The Bitcoin: Regulating the Decentralized Digital Currency

POSTED BY Allison Kearns

As investors swoon over the digital currency Bitcoin, regulators deal with questions of whether or how it should be regulated.   The Bitcoin is a decentralized virtual currency that is designed to mimic the mining of a commodity.  Except mining in the online arena consists of clients competing to solve cryptographic puzzles.  Clients that reach certain metrics are awarded Bitcoins, which are added to the network and substantiated by other Bitcoing users.

Currently, Bitcoin operates in person-to-person exchanges without regulatory oversight, and it can be purchased and exchanged for traditional currency, such as Euros or US Dollars.  Advocates for the Bitcoin argue that the virtual currency could spawn economic growth in developing countries where individuals have limited access to financial services.  Transfers of Bitcoins are practically instantaneous; value does not vary among countries; and the Bitcoin offers competitively low exchange fees.

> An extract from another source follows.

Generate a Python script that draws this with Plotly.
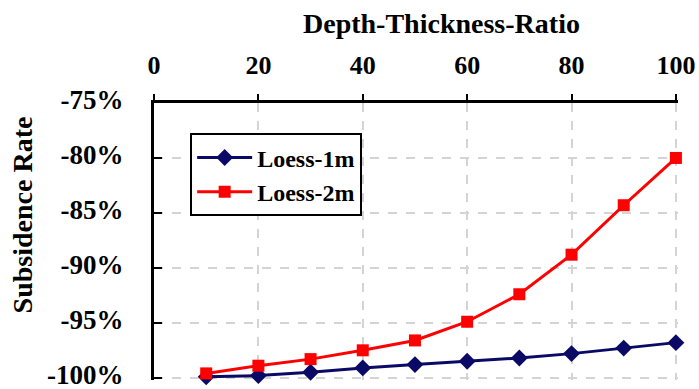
import plotly.graph_objects as go

# Depth-thickness ratio (x) and subsidence rate in percent (y)
ratio = [10, 20, 30, 40, 50, 60, 70, 80, 90, 100]
loess_1m = [-99.9, -99.8, -99.5, -99.1, -98.8, -98.5, -98.2, -97.8, -97.3, -96.8]
loess_2m = [-99.6, -98.9, -98.3, -97.5, -96.6, -94.9, -92.4, -88.8, -84.3, -80.0]

x_ticks = [0, 20, 40, 60, 80, 100]
y_ticks = [-100, -95, -90, -85, -80, -75]
y_tick_text = ["<b>-100%</b>", "<b>-95%</b>", "<b>-90%</b>", "<b>-85%</b>", "<b>-80%</b>", "<b>-75%</b>"]
x_tick_text = ["<b>%d</b>" % v for v in x_ticks]

SERIF = "Liberation Serif, Times New Roman, serif"

fig = go.Figure()
fig.add_trace(go.Scatter(
    x=ratio, y=loess_1m, name="<b>Loess-1m</b>", mode="lines+markers",
    legendgroup="a",
    line=dict(color="#0a0a66", width=3),
    marker=dict(symbol="diamond", size=13, color="#0a0a66"),
    cliponaxis=False,
))
fig.add_trace(go.Scatter(
    x=ratio, y=loess_2m, name="<b>Loess-2m</b>", mode="lines+markers",
    legendgroup="b",
    line=dict(color="#ff0000", width=3),
    marker=dict(symbol="square", size=12, color="#ff0000"),
    cliponaxis=False,
))

grid = dict(gridcolor="#d4d4d4", griddash="dash", gridwidth=2)

fig.update_layout(
    width=699, height=389,
    margin=dict(l=154, r=21, t=103, b=9),
    paper_bgcolor="white", plot_bgcolor="white",
    font=dict(family=SERIF, color="black"),
    showlegend=True,
    legend=dict(
        x=0.069, y=0.89, xanchor="left", yanchor="top",
        bgcolor="white", bordercolor="black", borderwidth=2,
        font=dict(family=SERIF, size=24, color="black"),
        tracegroupgap=0, itemwidth=55,
    ),
    xaxis=dict(
        side="top", range=[0, 100.4], tickvals=x_ticks, ticktext=x_tick_text,
        showline=True, linecolor="black", linewidth=3,
        ticks="outside", ticklen=6, tickwidth=2, tickcolor="black",
        tickfont=dict(family=SERIF, size=26),
        ticklabelstandoff=10, ticklabeloverflow="allow", automargin=False,
        zeroline=False, **grid,
    ),
    yaxis=dict(
        range=[-100.2, -75], tickvals=y_ticks, ticktext=y_tick_text,
        showline=True, linecolor="black", linewidth=3,
        ticks="inside", ticklen=8, tickwidth=2, tickcolor="black",
        tickfont=dict(family=SERIF, size=27),
        ticklabelstandoff=22, ticklabelshift=-3,
        ticklabeloverflow="allow", automargin=False,
        zeroline=False, **grid,
    ),
    annotations=[
        dict(text="<b>Depth-Thickness-Ratio</b>", xref="paper", yref="paper",
             x=0.548, y=1.287, xanchor="center", yanchor="middle",
             showarrow=False, font=dict(family=SERIF, size=28)),
        dict(text="<b>Subsidence Rate</b>", xref="paper", yref="paper",
             x=-0.251, y=0.596, xanchor="center", yanchor="middle",
             textangle=-90, showarrow=False,
             font=dict(family=SERIF, size=28)),
    ],
)

fig.write_html("out.html")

Consumer protection advocates, on the other hand, are grappling with the Internet’s new digital cash with responses ranging from fear to quasi-endorsements.   In 2011, Senator Chuck Schumer called the Bitcoin a form of money laundering.  Ben Bernanke stated that the Federal Reserve has no plans to regulate or supervise “these innovations or the entities that provide them to the market.”  More recently, officials at the Department of Justice and the Treasury Department have recognized the Bitcoin has legitimate and financially viable.

Last August, when someone allegedly used the currency to run a Ponzi scam, the Securities and Exchange Commission (the “SEC”) successfully argued that Bitcoins are money.  This ruling confirms that the Bitcoin may be deemed a viable currency, and thus subject to the regulations it has largely avoided.  The SEC, however, regulates transactions in securities and not currencies.  Therefore, the future of regulatory oversight is likely in the hands of the Commodity Futures Trading Commission (the “CFTC”) — a separate agency that governs futures contracts.